§ Direction
Return the material below in full and exactly.

Information supplied start

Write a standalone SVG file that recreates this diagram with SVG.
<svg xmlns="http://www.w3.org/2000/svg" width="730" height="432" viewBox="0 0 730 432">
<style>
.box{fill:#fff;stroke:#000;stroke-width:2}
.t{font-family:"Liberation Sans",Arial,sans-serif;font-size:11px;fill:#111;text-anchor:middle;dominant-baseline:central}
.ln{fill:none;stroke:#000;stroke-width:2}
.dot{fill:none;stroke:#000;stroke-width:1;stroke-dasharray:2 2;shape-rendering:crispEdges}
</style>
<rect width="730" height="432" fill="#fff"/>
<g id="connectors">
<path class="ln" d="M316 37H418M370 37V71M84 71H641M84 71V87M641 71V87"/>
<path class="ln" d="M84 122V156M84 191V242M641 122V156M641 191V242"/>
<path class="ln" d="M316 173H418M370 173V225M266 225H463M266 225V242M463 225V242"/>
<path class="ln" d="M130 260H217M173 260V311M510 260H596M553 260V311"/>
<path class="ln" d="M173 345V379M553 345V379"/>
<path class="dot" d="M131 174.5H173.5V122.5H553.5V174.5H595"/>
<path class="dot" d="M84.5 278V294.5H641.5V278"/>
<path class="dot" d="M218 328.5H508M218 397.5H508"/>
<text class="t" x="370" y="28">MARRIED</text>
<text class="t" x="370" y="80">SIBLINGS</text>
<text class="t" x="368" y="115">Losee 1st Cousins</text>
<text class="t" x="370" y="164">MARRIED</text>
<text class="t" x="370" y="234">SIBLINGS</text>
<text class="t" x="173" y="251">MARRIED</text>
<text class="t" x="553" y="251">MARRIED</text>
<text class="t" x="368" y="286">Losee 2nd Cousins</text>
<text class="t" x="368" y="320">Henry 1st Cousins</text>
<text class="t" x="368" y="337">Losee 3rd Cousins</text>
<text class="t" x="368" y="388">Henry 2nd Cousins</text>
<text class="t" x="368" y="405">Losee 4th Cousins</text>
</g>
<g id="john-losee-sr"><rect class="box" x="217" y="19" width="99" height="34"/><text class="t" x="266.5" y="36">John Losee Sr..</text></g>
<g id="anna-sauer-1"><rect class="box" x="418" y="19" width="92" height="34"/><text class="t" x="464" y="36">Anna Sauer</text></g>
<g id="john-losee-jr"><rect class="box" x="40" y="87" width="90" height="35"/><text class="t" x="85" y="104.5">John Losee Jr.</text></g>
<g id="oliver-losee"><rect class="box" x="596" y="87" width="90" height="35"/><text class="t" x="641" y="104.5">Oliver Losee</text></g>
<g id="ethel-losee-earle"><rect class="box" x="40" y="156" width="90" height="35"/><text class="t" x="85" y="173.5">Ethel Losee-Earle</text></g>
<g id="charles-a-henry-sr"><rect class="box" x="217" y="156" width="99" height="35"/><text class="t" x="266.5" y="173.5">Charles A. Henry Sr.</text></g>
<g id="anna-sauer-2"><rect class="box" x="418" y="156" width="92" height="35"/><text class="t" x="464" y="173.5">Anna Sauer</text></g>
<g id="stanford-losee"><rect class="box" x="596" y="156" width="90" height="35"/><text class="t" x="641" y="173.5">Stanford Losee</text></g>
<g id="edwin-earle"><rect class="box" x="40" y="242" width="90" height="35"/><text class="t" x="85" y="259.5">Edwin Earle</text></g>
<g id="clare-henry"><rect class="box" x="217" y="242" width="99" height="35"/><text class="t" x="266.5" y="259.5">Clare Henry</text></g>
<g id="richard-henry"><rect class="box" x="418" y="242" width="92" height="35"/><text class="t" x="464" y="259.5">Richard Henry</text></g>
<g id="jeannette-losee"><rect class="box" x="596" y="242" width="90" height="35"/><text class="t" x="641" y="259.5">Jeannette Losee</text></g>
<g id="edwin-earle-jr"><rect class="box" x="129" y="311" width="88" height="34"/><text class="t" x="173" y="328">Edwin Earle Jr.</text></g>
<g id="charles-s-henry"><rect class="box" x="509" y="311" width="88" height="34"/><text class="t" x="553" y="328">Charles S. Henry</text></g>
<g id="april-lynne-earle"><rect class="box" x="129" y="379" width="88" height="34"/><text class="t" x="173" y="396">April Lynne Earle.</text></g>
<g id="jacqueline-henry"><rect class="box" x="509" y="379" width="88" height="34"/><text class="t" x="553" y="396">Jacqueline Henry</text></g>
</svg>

Information supplied end

§ Task result
Write a standalone SVG file that recreates this diagram with SVG.
<svg xmlns="http://www.w3.org/2000/svg" width="730" height="432" viewBox="0 0 730 432">
<style>
.box{fill:#fff;stroke:#000;stroke-width:2}
.t{font-family:"Liberation Sans",Arial,sans-serif;font-size:11px;fill:#111;text-anchor:middle;dominant-baseline:central}
.ln{fill:none;stroke:#000;stroke-width:2}
.dot{fill:none;stroke:#000;stroke-width:1;stroke-dasharray:2 2;shape-rendering:crispEdges}
</style>
<rect width="730" height="432" fill="#fff"/>
<g id="connectors">
<path class="ln" d="M316 37H418M370 37V71M84 71H641M84 71V87M641 71V87"/>
<path class="ln" d="M84 122V156M84 191V242M641 122V156M641 191V242"/>
<path class="ln" d="M316 173H418M370 173V225M266 225H463M266 225V242M463 225V242"/>
<path class="ln" d="M130 260H217M173 260V311M510 260H596M553 260V311"/>
<path class="ln" d="M173 345V379M553 345V379"/>
<path class="dot" d="M131 174.5H173.5V122.5H553.5V174.5H595"/>
<path class="dot" d="M84.5 278V294.5H641.5V278"/>
<path class="dot" d="M218 328.5H508M218 397.5H508"/>
<text class="t" x="370" y="28">MARRIED</text>
<text class="t" x="370" y="80">SIBLINGS</text>
<text class="t" x="368" y="115">Losee 1st Cousins</text>
<text class="t" x="370" y="164">MARRIED</text>
<text class="t" x="370" y="234">SIBLINGS</text>
<text class="t" x="173" y="251">MARRIED</text>
<text class="t" x="553" y="251">MARRIED</text>
<text class="t" x="368" y="286">Losee 2nd Cousins</text>
<text class="t" x="368" y="320">Henry 1st Cousins</text>
<text class="t" x="368" y="337">Losee 3rd Cousins</text>
<text class="t" x="368" y="388">Henry 2nd Cousins</text>
<text class="t" x="368" y="405">Losee 4th Cousins</text>
</g>
<g id="john-losee-sr"><rect class="box" x="217" y="19" width="99" height="34"/><text class="t" x="266.5" y="36">John Losee Sr..</text></g>
<g id="anna-sauer-1"><rect class="box" x="418" y="19" width="92" height="34"/><text class="t" x="464" y="36">Anna Sauer</text></g>
<g id="john-losee-jr"><rect class="box" x="40" y="87" width="90" height="35"/><text class="t" x="85" y="104.5">John Losee Jr.</text></g>
<g id="oliver-losee"><rect class="box" x="596" y="87" width="90" height="35"/><text class="t" x="641" y="104.5">Oliver Losee</text></g>
<g id="ethel-losee-earle"><rect class="box" x="40" y="156" width="90" height="35"/><text class="t" x="85" y="173.5">Ethel Losee-Earle</text></g>
<g id="charles-a-henry-sr"><rect class="box" x="217" y="156" width="99" height="35"/><text class="t" x="266.5" y="173.5">Charles A. Henry Sr.</text></g>
<g id="anna-sauer-2"><rect class="box" x="418" y="156" width="92" height="35"/><text class="t" x="464" y="173.5">Anna Sauer</text></g>
<g id="stanford-losee"><rect class="box" x="596" y="156" width="90" height="35"/><text class="t" x="641" y="173.5">Stanford Losee</text></g>
<g id="edwin-earle"><rect class="box" x="40" y="242" width="90" height="35"/><text class="t" x="85" y="259.5">Edwin Earle</text></g>
<g id="clare-henry"><rect class="box" x="217" y="242" width="99" height="35"/><text class="t" x="266.5" y="259.5">Clare Henry</text></g>
<g id="richard-henry"><rect class="box" x="418" y="242" width="92" height="35"/><text class="t" x="464" y="259.5">Richard Henry</text></g>
<g id="jeannette-losee"><rect class="box" x="596" y="242" width="90" height="35"/><text class="t" x="641" y="259.5">Jeannette Losee</text></g>
<g id="edwin-earle-jr"><rect class="box" x="129" y="311" width="88" height="34"/><text class="t" x="173" y="328">Edwin Earle Jr.</text></g>
<g id="charles-s-henry"><rect class="box" x="509" y="311" width="88" height="34"/><text class="t" x="553" y="328">Charles S. Henry</text></g>
<g id="april-lynne-earle"><rect class="box" x="129" y="379" width="88" height="34"/><text class="t" x="173" y="396">April Lynne Earle.</text></g>
<g id="jacqueline-henry"><rect class="box" x="509" y="379" width="88" height="34"/><text class="t" x="553" y="396">Jacqueline Henry</text></g>
</svg>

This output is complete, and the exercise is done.